О Джерарде Уинстенли как человеке мы знаем слишком мало, но как о мыслителе знаем почти все. И то, что нам известно, потрясает своей загадочностью из-за неожиданной глубины и прозорливости им созданного. Во всяком случае ничего более глубокого и проницательного о характере событий 40-х годов XVII века до него и столетиями после него не сказал ни один историк, ни один мыслитель, к этим событиям обращавшийся. Поистине нужно было спуститься так глубоко в самую гущу жизни наиболее обездоленных масс, чтобы подняться духовно так высоко над всей ученостью своего времени. Однако и то, чему учил Уинстенли, не было лишено глубокой противоречивости. В самом деле, несоединимыми политически и социально являлись по сути коммунистический идеал сельского плебса об уничтожении частной собственности и превращении всех материальных благ в общее достояние и требования мелких хозяев-крестьян об освобождении их собственности от феодальных пут и повинностей. Иными словами, то обстоятельство, что только плебс, лишенный собственности, был в Англии XVII века способен поднять знамя антифеодального аграрного переворота во имя торжества трудовой крестьянской собственности, являлось признаком не силы этого переворота, а его роковой слабости. Цели сельского плебса в революции могли только оттолкнуть массу крестьянства от активных выступлений под знаменем, поднятым диггерами. Иначе говоря, если союз с буржуазией — будь он исторически возможен — сулил бы в тех условиях крестьянству признание его собственности на обрабатываемые наделы, то союз с плебсом ставил с самого начала под угрозу само ее существование.

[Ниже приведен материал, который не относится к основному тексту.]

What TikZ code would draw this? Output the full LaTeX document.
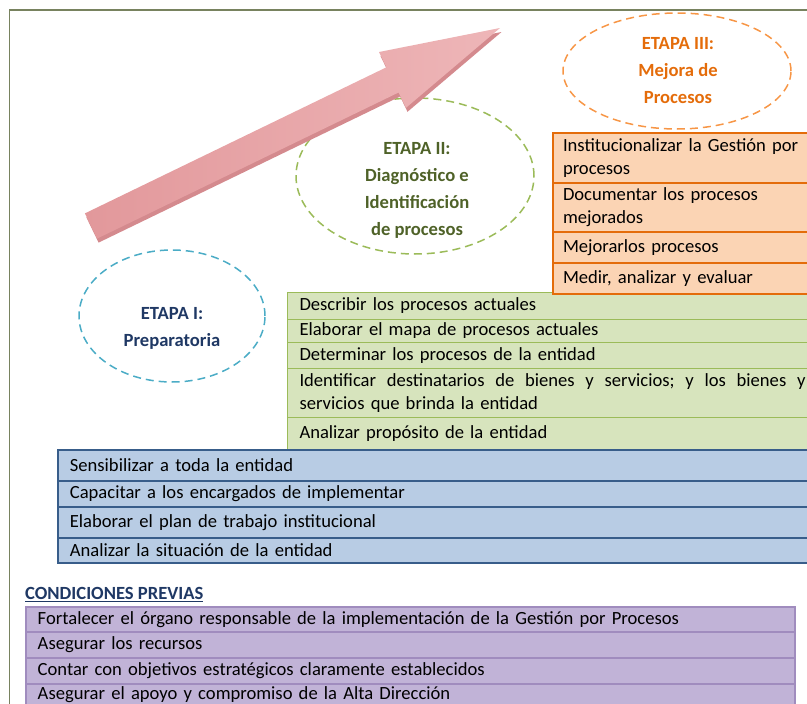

В этом противоречии трагедия и плебса, и крестьянства как класса в этой стране. В этом глубокий трагизм начинания Уинстенли на холме Св. Георгия. Однако это противоречие являлось в такой степени отклонением от исторической нормы, что даже гениальному Уинстенли не дано было его разгадать.
Имени Уинстенли пока что не найти на мраморе национальных памятников Англии. Но в память человечества его имя вписано навечно наряду с именами величайших социальных мыслителей и борцов за свободу человечества.
Как известно, новое прочтение истории Тридцатилетней войны (1618–1648) в том и заключается, что в ней усматривают военный конфликт двух цивилизаций, находившихся не только в политическом, но и в идеологическом противостоянии. Суть его вкратце сводится к следующему. Согласно этой концепции, воплощением государственности — наследия ренессансной теории и практики, окрашенной протестантизмом, — являлись Соединенные провинции; им противостоял другой тип государственности, вдохновлявшейся идеологией контрреформации, воплощенной в политике Испании. Разумеется, было бы примером упрощенчества усмотреть в этой войне только конфликт между странами — поборницами капитализма, с одной стороны, и старого порядка — с другой. Коалиции воюющих государств формировались по линиям, весьма и весьма касательным к указанному водоразделу. Тем не менее в своей подоснове смутно прогреваемых общественно-экономических интересов, может быть даже как историческое предсказание, указанный водораздел несомненно уже присутствовал и давал о себе знать (см.: Polišensky J. V . The Thirty Years War. Berkley, 1971. P. 9).